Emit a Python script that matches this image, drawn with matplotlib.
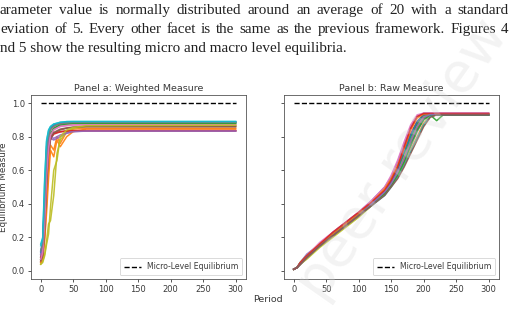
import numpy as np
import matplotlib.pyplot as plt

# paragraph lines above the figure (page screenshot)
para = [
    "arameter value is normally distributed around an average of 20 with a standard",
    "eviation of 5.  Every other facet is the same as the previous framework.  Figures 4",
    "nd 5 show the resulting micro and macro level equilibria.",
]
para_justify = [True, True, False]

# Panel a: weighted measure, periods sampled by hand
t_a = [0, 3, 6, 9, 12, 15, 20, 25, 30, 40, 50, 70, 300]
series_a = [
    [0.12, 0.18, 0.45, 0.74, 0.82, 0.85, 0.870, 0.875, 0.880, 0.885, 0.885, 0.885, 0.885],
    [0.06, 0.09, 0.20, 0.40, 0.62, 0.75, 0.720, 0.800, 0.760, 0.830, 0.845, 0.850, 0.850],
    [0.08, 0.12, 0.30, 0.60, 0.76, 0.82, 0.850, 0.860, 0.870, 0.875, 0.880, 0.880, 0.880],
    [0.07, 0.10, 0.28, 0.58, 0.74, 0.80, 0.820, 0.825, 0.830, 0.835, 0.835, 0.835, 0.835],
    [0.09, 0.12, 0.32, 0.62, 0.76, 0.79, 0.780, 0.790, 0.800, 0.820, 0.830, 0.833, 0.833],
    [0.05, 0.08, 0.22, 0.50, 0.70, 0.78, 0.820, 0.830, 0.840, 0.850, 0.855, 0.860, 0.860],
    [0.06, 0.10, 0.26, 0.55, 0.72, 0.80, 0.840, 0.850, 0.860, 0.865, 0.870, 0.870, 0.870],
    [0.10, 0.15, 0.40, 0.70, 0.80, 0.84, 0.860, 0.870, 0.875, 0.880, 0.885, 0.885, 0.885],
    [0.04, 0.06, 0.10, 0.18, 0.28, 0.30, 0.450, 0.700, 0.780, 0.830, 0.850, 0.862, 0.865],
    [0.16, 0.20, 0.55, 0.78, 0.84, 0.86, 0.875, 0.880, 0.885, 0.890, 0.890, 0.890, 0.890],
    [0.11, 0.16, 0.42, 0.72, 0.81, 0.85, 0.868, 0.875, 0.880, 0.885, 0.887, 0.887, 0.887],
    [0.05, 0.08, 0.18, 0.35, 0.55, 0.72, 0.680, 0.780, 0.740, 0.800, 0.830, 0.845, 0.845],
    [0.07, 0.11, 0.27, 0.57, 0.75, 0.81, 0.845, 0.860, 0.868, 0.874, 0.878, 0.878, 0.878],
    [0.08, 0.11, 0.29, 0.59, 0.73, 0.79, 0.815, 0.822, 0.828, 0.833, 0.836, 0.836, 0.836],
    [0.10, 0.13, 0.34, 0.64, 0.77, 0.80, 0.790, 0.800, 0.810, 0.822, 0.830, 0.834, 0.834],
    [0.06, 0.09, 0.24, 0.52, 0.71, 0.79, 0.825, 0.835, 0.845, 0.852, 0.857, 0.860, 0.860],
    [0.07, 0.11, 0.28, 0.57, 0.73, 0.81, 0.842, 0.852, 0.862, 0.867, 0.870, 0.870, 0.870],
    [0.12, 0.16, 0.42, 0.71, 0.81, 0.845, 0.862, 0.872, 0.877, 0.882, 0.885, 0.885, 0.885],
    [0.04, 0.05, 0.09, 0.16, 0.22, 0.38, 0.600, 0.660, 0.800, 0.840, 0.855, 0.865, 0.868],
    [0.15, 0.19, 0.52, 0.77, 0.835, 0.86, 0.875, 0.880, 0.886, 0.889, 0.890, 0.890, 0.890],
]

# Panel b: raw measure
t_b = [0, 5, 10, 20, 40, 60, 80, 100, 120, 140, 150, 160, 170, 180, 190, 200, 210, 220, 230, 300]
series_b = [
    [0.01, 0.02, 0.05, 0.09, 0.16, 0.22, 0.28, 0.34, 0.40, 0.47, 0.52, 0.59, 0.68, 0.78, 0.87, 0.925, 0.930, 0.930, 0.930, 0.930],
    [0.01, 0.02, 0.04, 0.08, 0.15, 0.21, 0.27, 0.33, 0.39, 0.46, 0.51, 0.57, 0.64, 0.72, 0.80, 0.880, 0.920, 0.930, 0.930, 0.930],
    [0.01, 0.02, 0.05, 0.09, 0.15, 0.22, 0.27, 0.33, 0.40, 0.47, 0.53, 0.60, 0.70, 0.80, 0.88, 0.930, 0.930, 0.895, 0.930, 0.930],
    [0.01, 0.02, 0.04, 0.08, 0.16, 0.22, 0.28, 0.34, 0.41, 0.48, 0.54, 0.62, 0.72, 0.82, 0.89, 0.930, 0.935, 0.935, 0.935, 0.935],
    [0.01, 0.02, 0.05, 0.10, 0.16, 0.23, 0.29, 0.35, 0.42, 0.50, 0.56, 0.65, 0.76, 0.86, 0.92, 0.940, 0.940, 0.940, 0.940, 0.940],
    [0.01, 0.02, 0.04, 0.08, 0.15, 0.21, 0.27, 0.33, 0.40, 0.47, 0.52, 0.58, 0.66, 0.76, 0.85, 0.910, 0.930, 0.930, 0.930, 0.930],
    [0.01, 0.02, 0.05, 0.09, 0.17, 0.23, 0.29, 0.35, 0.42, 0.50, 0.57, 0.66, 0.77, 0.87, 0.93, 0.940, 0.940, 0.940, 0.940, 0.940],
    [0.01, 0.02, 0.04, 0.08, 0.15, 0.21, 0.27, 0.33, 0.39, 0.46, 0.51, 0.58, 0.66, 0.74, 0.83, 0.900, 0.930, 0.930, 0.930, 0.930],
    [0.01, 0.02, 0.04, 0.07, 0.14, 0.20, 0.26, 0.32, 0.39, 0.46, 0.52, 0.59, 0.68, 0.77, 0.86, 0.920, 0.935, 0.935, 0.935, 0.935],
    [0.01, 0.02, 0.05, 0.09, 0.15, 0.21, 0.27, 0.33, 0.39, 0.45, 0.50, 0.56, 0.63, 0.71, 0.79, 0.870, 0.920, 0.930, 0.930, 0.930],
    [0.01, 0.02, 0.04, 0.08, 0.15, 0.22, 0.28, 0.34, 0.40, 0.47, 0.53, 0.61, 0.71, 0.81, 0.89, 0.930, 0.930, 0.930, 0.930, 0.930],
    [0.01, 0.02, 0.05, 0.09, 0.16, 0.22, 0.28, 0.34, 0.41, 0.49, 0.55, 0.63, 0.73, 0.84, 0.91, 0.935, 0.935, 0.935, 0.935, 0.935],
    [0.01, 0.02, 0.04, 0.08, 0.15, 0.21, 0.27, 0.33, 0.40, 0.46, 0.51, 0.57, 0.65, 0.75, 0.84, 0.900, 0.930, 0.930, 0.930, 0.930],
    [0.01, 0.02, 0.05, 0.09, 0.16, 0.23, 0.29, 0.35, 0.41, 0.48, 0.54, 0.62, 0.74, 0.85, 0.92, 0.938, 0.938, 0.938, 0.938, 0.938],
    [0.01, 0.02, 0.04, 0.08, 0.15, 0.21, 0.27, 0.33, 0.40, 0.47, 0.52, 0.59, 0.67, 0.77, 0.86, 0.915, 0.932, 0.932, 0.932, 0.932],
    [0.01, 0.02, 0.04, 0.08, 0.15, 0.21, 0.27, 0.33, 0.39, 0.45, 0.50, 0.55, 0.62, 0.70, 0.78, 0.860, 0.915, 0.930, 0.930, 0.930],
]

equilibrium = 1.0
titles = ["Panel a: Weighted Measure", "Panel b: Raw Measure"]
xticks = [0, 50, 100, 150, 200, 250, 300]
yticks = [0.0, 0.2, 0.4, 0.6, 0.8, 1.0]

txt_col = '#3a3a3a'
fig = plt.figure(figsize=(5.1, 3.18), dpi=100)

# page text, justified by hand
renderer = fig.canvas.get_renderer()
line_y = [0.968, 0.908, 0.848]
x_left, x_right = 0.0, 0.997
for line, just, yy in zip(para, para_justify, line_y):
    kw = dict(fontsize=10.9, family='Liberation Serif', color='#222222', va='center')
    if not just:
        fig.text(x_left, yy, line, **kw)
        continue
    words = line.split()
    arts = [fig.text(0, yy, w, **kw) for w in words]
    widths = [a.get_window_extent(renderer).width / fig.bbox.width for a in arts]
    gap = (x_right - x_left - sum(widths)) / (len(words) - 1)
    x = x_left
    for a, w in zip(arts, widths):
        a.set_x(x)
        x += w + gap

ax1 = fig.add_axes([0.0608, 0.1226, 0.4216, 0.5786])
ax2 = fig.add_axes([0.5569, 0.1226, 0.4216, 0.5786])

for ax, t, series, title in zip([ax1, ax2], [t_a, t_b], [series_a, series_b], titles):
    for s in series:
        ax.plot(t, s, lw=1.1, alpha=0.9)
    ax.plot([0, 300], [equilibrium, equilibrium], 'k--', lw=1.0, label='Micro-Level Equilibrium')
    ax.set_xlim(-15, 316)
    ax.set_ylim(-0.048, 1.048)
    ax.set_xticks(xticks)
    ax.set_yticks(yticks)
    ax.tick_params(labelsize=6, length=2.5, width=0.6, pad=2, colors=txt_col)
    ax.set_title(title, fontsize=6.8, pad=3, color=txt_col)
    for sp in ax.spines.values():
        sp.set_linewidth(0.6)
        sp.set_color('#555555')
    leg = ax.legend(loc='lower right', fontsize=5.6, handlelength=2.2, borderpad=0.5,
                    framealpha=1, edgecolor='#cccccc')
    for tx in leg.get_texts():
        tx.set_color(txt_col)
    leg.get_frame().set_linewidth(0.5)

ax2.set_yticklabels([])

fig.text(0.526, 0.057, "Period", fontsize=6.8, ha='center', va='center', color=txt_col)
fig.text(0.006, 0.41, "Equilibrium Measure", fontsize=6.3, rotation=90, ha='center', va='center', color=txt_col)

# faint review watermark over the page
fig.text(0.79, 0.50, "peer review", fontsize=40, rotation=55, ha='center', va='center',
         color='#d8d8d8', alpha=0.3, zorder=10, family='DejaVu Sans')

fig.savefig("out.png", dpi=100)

□ □ □ □ □

**Written instruction:** Pictures excluded, repeat exactly the lines from the top of the material through the line with "para_justify = [True, True, False]", including both of those lines.

**Exercise response:**
Emit a Python script that matches this image, drawn with matplotlib.
import numpy as np
import matplotlib.pyplot as plt

# paragraph lines above the figure (page screenshot)
para = [
    "arameter value is normally distributed around an average of 20 with a standard",
    "eviation of 5.  Every other facet is the same as the previous framework.  Figures 4",
    "nd 5 show the resulting micro and macro level equilibria.",
]
para_justify = [True, True, False]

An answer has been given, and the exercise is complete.